Another example where we use tokentree are the document symbols and folding ranges in haxe-language-server. Again, same reasoning: if we used an AST here, we would miss all the inactive sections. Plus, these work fine even if the file isn’t a syntactically valid Haxe file yet, which happens often in IDEs while the user is typing (parsers can also deal with this with “resuming” etc, but here we more or less just get that for free).

Since this may be a bit abstract, here’s a visualization of the token tree (using vshaxe-debug-tools). Tokens don’t always appear in the tree in the same order in which they occur in the source file, but are instead strucutred in a way that’s convenient to work with. For instance, the static / public / inline modifiers are children of the parse identifier token.

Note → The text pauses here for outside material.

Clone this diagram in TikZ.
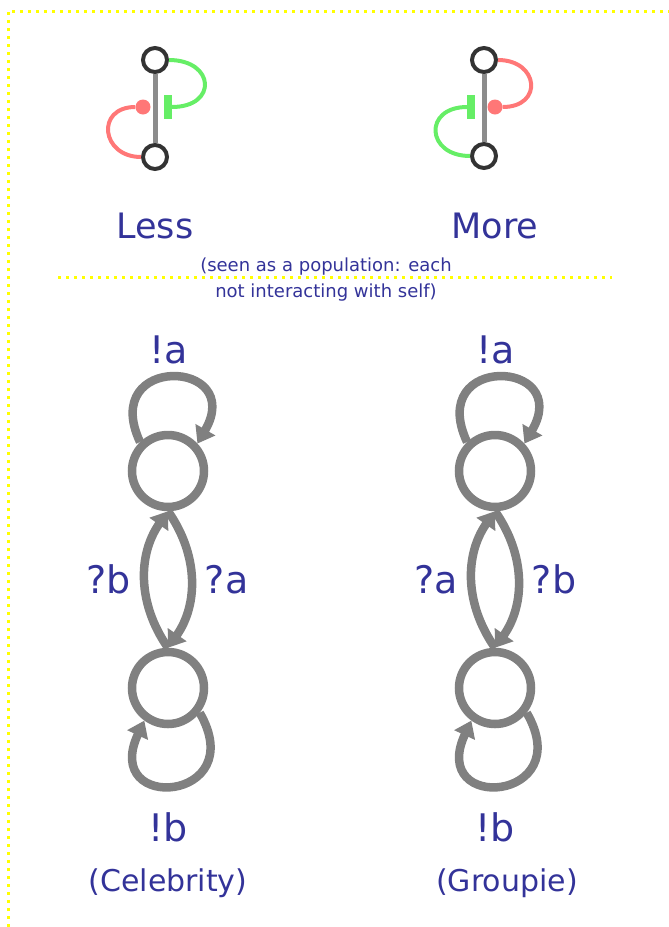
\documentclass[tikz,border=0pt]{standalone}
\usepackage{fontspec}
\setmainfont{DejaVu Sans}
\usetikzlibrary{arrows.meta, positioning}

\definecolor{txtblue}{RGB}{51,51,153}
\definecolor{edgegray}{RGB}{128,128,128}
\definecolor{actgreen}{RGB}{102,238,102}
\definecolor{repred}{RGB}{255,119,119}
\definecolor{dotyellow}{RGB}{255,255,0}

\begin{document}
\begin{tikzpicture}[
  x=1pt, y=1pt,
  every node/.style={align=center, text=txtblue},
  gnode/.style={draw=black!80, line width=4pt, circle, fill=white,
                minimum size=24pt, inner sep=0pt},
  gbar/.style={draw=gray!90, line width=5pt},
  tbar/.style={rectangle, fill=actgreen, draw=none, minimum width=7.5pt,
               minimum height=24pt, inner sep=0pt},
  rdot/.style={circle, fill=repred, draw=none, minimum size=15pt, inner sep=0pt},
  act/.style={draw=actgreen, line width=4pt},
  rep/.style={draw=repred, line width=4pt},
  st/.style={draw=edgegray, line width=8.5pt, circle, minimum size=72pt, inner sep=0pt},
  arr/.style={-{Triangle[length=16pt,width=22pt]}, draw=edgegray, line width=8.5pt},
  lab/.style={font=\fontsize{38}{40}\selectfont, inner sep=0pt, outer sep=0pt},
  caption/.style={font=\fontsize{30}{34}\selectfont, inner sep=0pt, outer sep=0pt},
  big/.style={font=\fontsize{35}{40}\selectfont, inner sep=0pt, outer sep=0pt},
  note/.style={font=\fontsize{18}{26}\selectfont, inner sep=0pt},
  dots/.style={draw=dotyellow, line width=3pt, dash pattern=on 3pt off 5pt}
]
\useasboundingbox (0,0) rectangle (669,-927);

% frame and separator
\draw[dots] (8,-927) -- (8,-11) -- (669,-11);
\draw[dots] (58,-277) -- (612,-277);

% gadgets
\node[gnode] (lt) at (155,-60) {};
\node[gnode] (lb) at (155,-157) {};
\draw[gbar] (lt) -- (lb);
\node[tbar] (lbar) at (168,-107) {};
\node[rdot] (ldot) at (143,-107) {};
\draw[act] (lt.east) .. controls +(46,0) and +(46,0) .. (lbar.east);
\draw[rep] (lb.west) .. controls +(-40,0) and +(-40,0) .. (ldot.west);
\node[big, below=42pt of lb] (less) {Less};

\node[gnode] (mt) at (484,-60) {};
\node[gnode] (mb) at (484,-156) {};
\draw[gbar] (mt) -- (mb);
\node[tbar] (mbar) at (471,-107) {};
\node[rdot] (mdot) at (495,-107) {};
\draw[rep] (mt.east) .. controls +(41,0) and +(41,0) .. (mdot.east);
\draw[act] (mb.west) .. controls +(-44,0) and +(-44,0) .. (mbar.west);
\node[big, below=43pt of mb, xshift=11pt] (more) {More};

\node[note] (pop) at (326,-280) {(seen as a population: each\\not interacting with self)};

% celebrity
\node[st] (ct) at (168,-471) {};
\node[st] (cb) at (168,-688) {};
\draw[arr] (ct.134) .. controls +(115:98) and +(60:98) .. (ct.43)
  node[lab, midway, above=14pt, xshift=-3pt] (cla) {!a};
\draw[arr] (cb.-38) .. controls +(-60:103) and +(-115:103) .. (cb.-126)
  node[lab, midway, below=27pt, xshift=-7pt] (clb) {!b};
\draw[arr] (cb.north) to[bend left=35] node[lab,left=14pt] (cqb) {?b} (ct.south);
\draw[arr] (ct.south) to[bend left=35] node[lab,right=14pt] (cqa) {?a} (cb.north);
\node[caption, below=27pt of clb] (celeb) {(Celebrity)};

% groupie
\node[st] (gt) at (495,-471) {};
\node[st] (gb) at (495,-688) {};
\draw[arr] (gt.134) .. controls +(115:98) and +(60:98) .. (gt.43)
  node[lab, midway, above=14pt, xshift=-3pt] (gla) {!a};
\draw[arr] (gb.-38) .. controls +(-60:103) and +(-115:103) .. (gb.-126)
  node[lab, midway, below=27pt, xshift=-7pt] (glb) {!b};
\draw[arr] (gb.north) to[bend left=35] node[lab,left=14pt] (gqa) {?a} (gt.south);
\draw[arr] (gt.south) to[bend left=35] node[lab,right=14pt] (gqb) {?b} (gb.north);
\node[caption, below=27pt of glb, xshift=12pt] (group) {(Groupie)};
\end{tikzpicture}
\end{document}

I guess you could say that tokentree is somewhere between raw tokens / lexer output and a parse tree. It’s based on lexer output, but not quite as high-level as a parse tree.

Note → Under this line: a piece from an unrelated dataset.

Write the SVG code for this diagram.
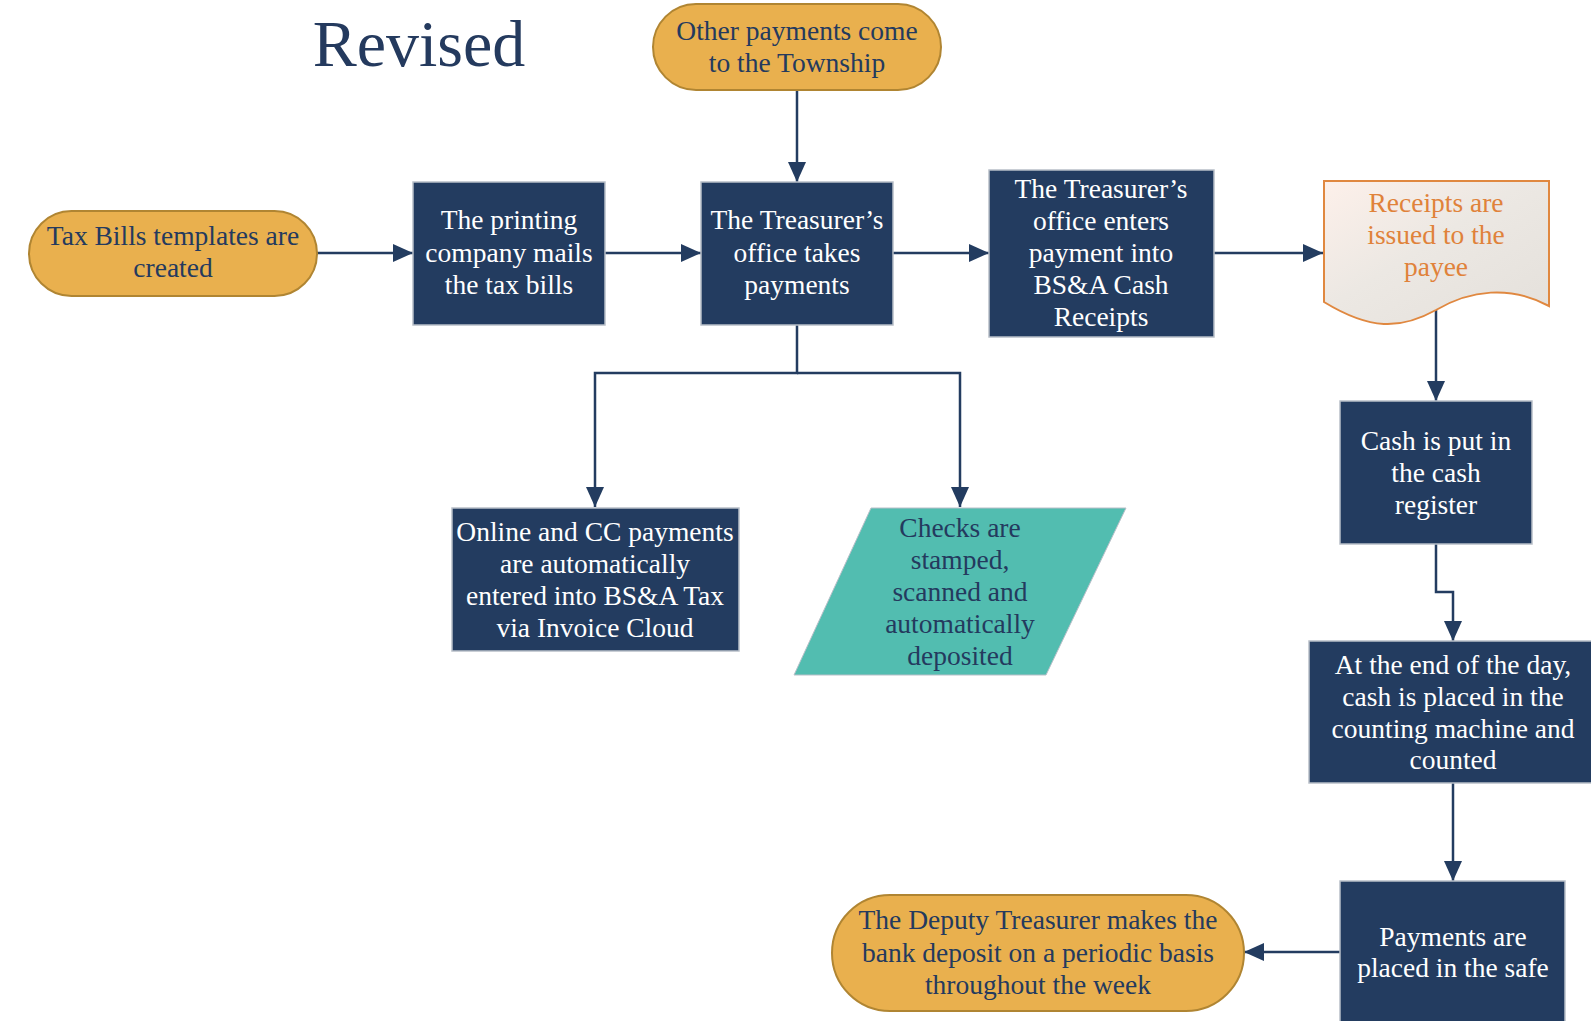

Since I’ve talked so much about conditional compilation, let me also include a screenshot of a token tree that actually has some of that. :slight_smile:


An abstract syntax tree is just that, abstract. It’s common to discard information that aren’t required for further processing, such as whitespaces and comments. Any syntax-formatting tool needs an accurate representation of the document, which is what token-tree provides.

For example, a parser could (we don’t) emit the same syntax node for both if (e1) e2 else e3 and e1 ? e2 : e3. To a compiler consuming that AST, it makes no difference which syntax was used to express the conditional. On the other hand, you don’t want a syntax formatter to conflate both syntaxes and transform one into the other.


Initially tokentree was an experiment to come up with a data structure that can hold a full Haxe file and provides an easy way to search for specific tokens. It went well enough that we started to build checkstyle checks with it and used it as a third engine for checks.

A little while after splitting tokentree off into its own repository, work on a Haxe formatter prototype started. Formatter version 1.0.0 was released on haxelib [edit]and with vshaxe[/edit] about 7 weeks after that.
I think it’s very safe to say that without tokentree there would be no formatter. As far as I know there have been multiple attempts by different people at writing one, but none went far enough for production code. And I think the main reason they failed or were abandoned was that prior to tokentree there was no data structure to hold a full Haxe file in memory - especially when that file also has conditional compilation sections or comments. And you will have a hard time formatting a file without being able to do it in memory, because you need a way to revert decisions about whitespace at different formatting stages and that window closes once you start writing to file.

Technically tokentree takes tokens from lexer and wraps each Token instance with a TokenTree instance, adding links to its parent, siblings and a list of childs to it. A parser-like collection of functions then tries to organise each TokenTree instance into a tree structure, setting parent, siblings and childs accordingly.
As has been said the order in which tokens appear in the tree is not necessarily identical to how they appear in source code. Tokentree tries to place tokens in a way that they create some kind of meaning in regards to its use cases (mainly checkstyle and formatter).

Since every node in a tokentree is a TokenTree instance, traversing it is very easy and can be done with a few lines of code. Furthermore having parent and sibling links allows navigation from any node to any other node.
On the other hand you are always looking at only one token, so if you need more context, if you want to know why that token is there or what it does, you need to look around and deduce its use and place from surrounding tokens. Which can be challenging or ambiguous.